> Stored items from a collection:

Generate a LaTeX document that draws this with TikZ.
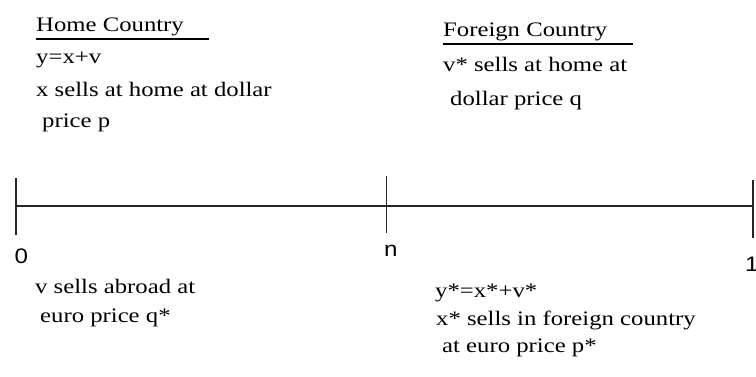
\documentclass[tikz,border=0pt]{standalone}
\usepackage{fontspec}
\setmainfont{Liberation Serif}[FakeStretch=1.2]
\newfontfamily\numfont{Liberation Sans}[FakeStretch=1.15]
\begin{document}
\begin{tikzpicture}[x=1pt,y=-1pt,
  txt/.style={anchor=base west,inner sep=0pt,font=\fontsize{20.6pt}{24pt}\selectfont},
  num/.style={anchor=base west,inner sep=0pt,font=\numfont\fontsize{21pt}{24pt}\selectfont},
  axis/.style={line width=1.3pt,draw=black!85},
  uline/.style={line width=2pt}]
\useasboundingbox (0,0) rectangle (756,377);
% Home country
\node[txt] (ht) at (36,31.5) {Home Country};
\node[txt] (h1) at (36,64) {y=x+v};
\node[txt] (h2) at (36,97) {x sells at home at dollar};
\node[txt] (h3) at (42,128) {price p};
\draw[uline] (36,39) -- (209,39);
% Foreign country
\node[txt] (ft) at (443,37) {Foreign Country};
\node[txt] (f1) at (443,72) {v* sells at home at};
\node[txt] (f2) at (450,106) {dollar price q};
\draw[uline] (443,44.5) -- (633,44.5);
% axis
\coordinate (z0) at (16,206);
\coordinate (zn) at (386.5,206);
\coordinate (z1) at (753,206);
\draw[axis] (z0) -- (z1);
\draw[axis] (16,178) -- (16,235);
\draw[axis] (386.5,176) -- (386.5,233);
\draw[axis] (753,180) -- (753,238);
\node[num] (l0) at (14.5,263) {0};
\node[num] (ln) at (384,257) {n};
\node[num] (l1) at (745,272) {1};
% bottom left
\node[txt] (b1) at (35,294) {v sells abroad at};
\node[txt] (b2) at (40,323) {euro price q*};
% bottom right
\node[txt] (r1) at (435,298) {y*=x*+v*};
\node[txt] (r2) at (436,325) {x* sells in foreign country};
\node[txt] (r3) at (442,352) {at euro price p*};
\end{tikzpicture}
\end{document}
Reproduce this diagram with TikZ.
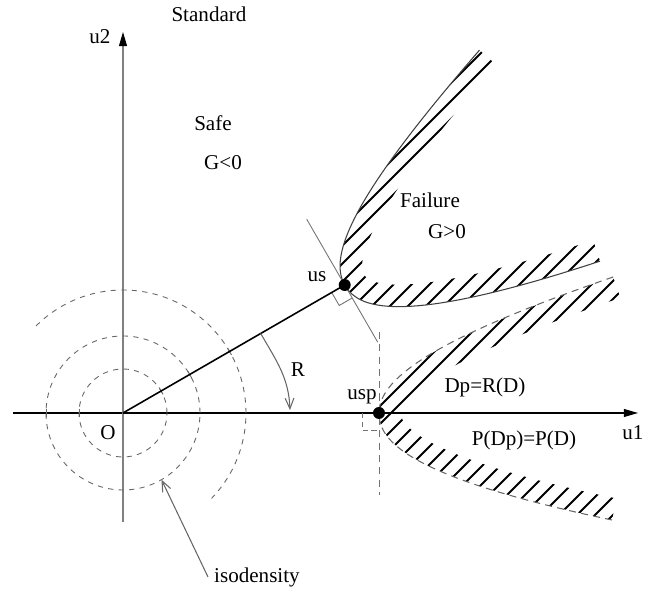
\documentclass[tikz,border=0pt]{standalone}
\usepackage{fontspec}
\setmainfont{Liberation Serif}
\usetikzlibrary{arrows.meta}

\begin{document}
\begin{tikzpicture}[x=0.02cm,y=0.02cm,font=\fontsize{12}{14}\selectfont,
    declare function={
      lsf(\t)=(\t>0)*500*(sqrt(1+(\t/126.5)^2)-1)+(1-(\t>0))*233*(abs(\t)/107+0.00001)^2.2;
      lsd(\t)=(\t>0)*\t/(32*sqrt(1+(\t/126.5)^2))-(1-(\t>0))*4.795*(abs(\t)/107+0.00001)^1.2;
      nrm(\t)=sqrt(1+lsd(\t)^2);
    },
    axis/.style={line width=0.6pt,-{Triangle[length=8pt,width=4.5pt,color=black]}},
    isoline/.style={black!60,line width=0.5pt,dash pattern=on 3pt off 3pt},
    limit/.style={black!75,line width=0.6pt},
    tangent/.style={black!55,line width=0.5pt},
    hatchline/.style={line width=1.1pt},
    barb/.style={black!60,line width=0.6pt,-{Straight Barb[length=6pt,width=5pt]}}]
  \useasboundingbox (-123,-178) rectangle (531,413);

  \coordinate (O) at (0,0);
  \coordinate (us) at (30:256);
  \coordinate (usp) at (256,0);

  % axes
  \coordinate (u1s) at (-110,0);
  \coordinate (u1e) at (515,0);
  \coordinate (u2s) at (0,-109);
  \coordinate (u2e) at (0,381);
  \draw[axis] (u1s) -- (u1e);
  \draw[axis,black!50] (u2s) -- (u2e);

  % isodensity circles
  \draw[isoline] (O) circle[radius=44];
  \draw[isoline] (O) circle[radius=77];
  \draw[isoline] (135:123) arc[start angle=135,end angle=-44,radius=123];
  \foreach \r in {44,77,123}
    \draw[black!60,line width=0.5pt,rotate=30] (\r,-4) -- (\r,4);
  \foreach \r in {44,77}
    \draw[black!60,line width=0.5pt] (-\r,-4) -- (-\r,4);

  % hatched band of D and Dp
  \begin{scope}
    \clip[shift={(us)},rotate=30]
      plot[domain=-107:136,samples=80,variable=\t] ({lsf(\t)},{\t})
      -- plot[domain=136:-107,samples=80,variable=\t]
         ({lsf(\t)+22/nrm(\t)},{\t-22*lsd(\t)/nrm(\t)}) -- cycle;
    \foreach \c in {-164,-146,...,640}
      \draw[hatchline] (\c-150,-150) -- (\c+400,400);
  \end{scope}
  \begin{scope}
    \clip[shift={(usp)}]
      plot[domain=-107:136,samples=80,variable=\t] ({lsf(\t)},{\t})
      -- plot[domain=136:-107,samples=80,variable=\t]
         ({lsf(\t)+22/nrm(\t)},{\t-22*lsd(\t)/nrm(\t)}) -- cycle;
    \foreach \c in {-164,-146,...,640}
      \draw[hatchline] (\c-150,-150) -- (\c+400,400);
  \end{scope}

  % limit state G=0 and its tangent at us
  \begin{scope}[shift={(us)},rotate=30]
    \draw[limit] plot[domain=-107:136,samples=80,variable=\t] ({lsf(\t)},{\t});
    \draw[tangent] (0,76) -- (0,-66);
    \draw[tangent] (-15,0) -- (-15,-15) -- (0,-15);
  \end{scope}

  % rotated domain
  \begin{scope}[shift={(usp)}]
    \draw[limit,black!60,dash pattern=on 4pt off 3pt]
      plot[domain=-107:136,samples=80,variable=\t] ({lsf(\t)},{\t});
    \draw[tangent,dash pattern=on 4pt off 3pt] (0,81) -- (0,-82);
    \draw[tangent,dash pattern=on 3pt off 2pt] (-17,0) -- (-17,-17) -- (0,-17);
  \end{scope}

  \draw[line width=0.9pt] (O) -- (us);
  \draw[line width=0.9pt,dash pattern=on 4pt off 2.5pt] (O) -- (usp);
  \fill (us) circle[radius=6];
  \fill (usp) circle[radius=6];

  % rotation angle
  \coordinate (Rs) at (30:159);
  \coordinate (Re) at (1:167);
  \draw[barb] (Rs) to[out=-60,in=92] (Re);

  % labels
  \node (std) at (86,399) {Standard};
  \node (u2) at (-23,376) {u2};
  \node (safe) at (90,290) {Safe};
  \node (gneg) at (100,250) {G<0};
  \node (fail) at (307,213) {Failure};
  \node (gpos) at (324,181) {G>0};
  \node (uslab) at (194,136) {us};
  \node (usplab) at (239,16) {usp};
  \node (rlab) at (175,43) {R};
  \node (dp) at (362,26) {Dp=R(D)};
  \node (pdp) at (401,-27) {P(Dp)=P(D)};
  \node (u1) at (510,-20) {u1};
  \node (olab) at (-15,-20) {O};
  \node[anchor=west] (iso) at (85,-164) {isodensity};

  \coordinate (isotip) at (-60:77);
  \draw[barb] (iso.west) -- (isotip);
\end{tikzpicture}
\end{document}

> Problem description: Return exactly the lines from the one with "Reproduce this diagram with TikZ." to the one with "(u2s) -- (u2e);", both ends kept, and only those. Images are left out.

> Expected answer:
Reproduce this diagram with TikZ.
\documentclass[tikz,border=0pt]{standalone}
\usepackage{fontspec}
\setmainfont{Liberation Serif}
\usetikzlibrary{arrows.meta}

\begin{document}
\begin{tikzpicture}[x=0.02cm,y=0.02cm,font=\fontsize{12}{14}\selectfont,
    declare function={
      lsf(\t)=(\t>0)*500*(sqrt(1+(\t/126.5)^2)-1)+(1-(\t>0))*233*(abs(\t)/107+0.00001)^2.2;
      lsd(\t)=(\t>0)*\t/(32*sqrt(1+(\t/126.5)^2))-(1-(\t>0))*4.795*(abs(\t)/107+0.00001)^1.2;
      nrm(\t)=sqrt(1+lsd(\t)^2);
    },
    axis/.style={line width=0.6pt,-{Triangle[length=8pt,width=4.5pt,color=black]}},
    isoline/.style={black!60,line width=0.5pt,dash pattern=on 3pt off 3pt},
    limit/.style={black!75,line width=0.6pt},
    tangent/.style={black!55,line width=0.5pt},
    hatchline/.style={line width=1.1pt},
    barb/.style={black!60,line width=0.6pt,-{Straight Barb[length=6pt,width=5pt]}}]
  \useasboundingbox (-123,-178) rectangle (531,413);

  \coordinate (O) at (0,0);
  \coordinate (us) at (30:256);
  \coordinate (usp) at (256,0);

  % axes
  \coordinate (u1s) at (-110,0);
  \coordinate (u1e) at (515,0);
  \coordinate (u2s) at (0,-109);
  \coordinate (u2e) at (0,381);
  \draw[axis] (u1s) -- (u1e);
  \draw[axis,black!50] (u2s) -- (u2e);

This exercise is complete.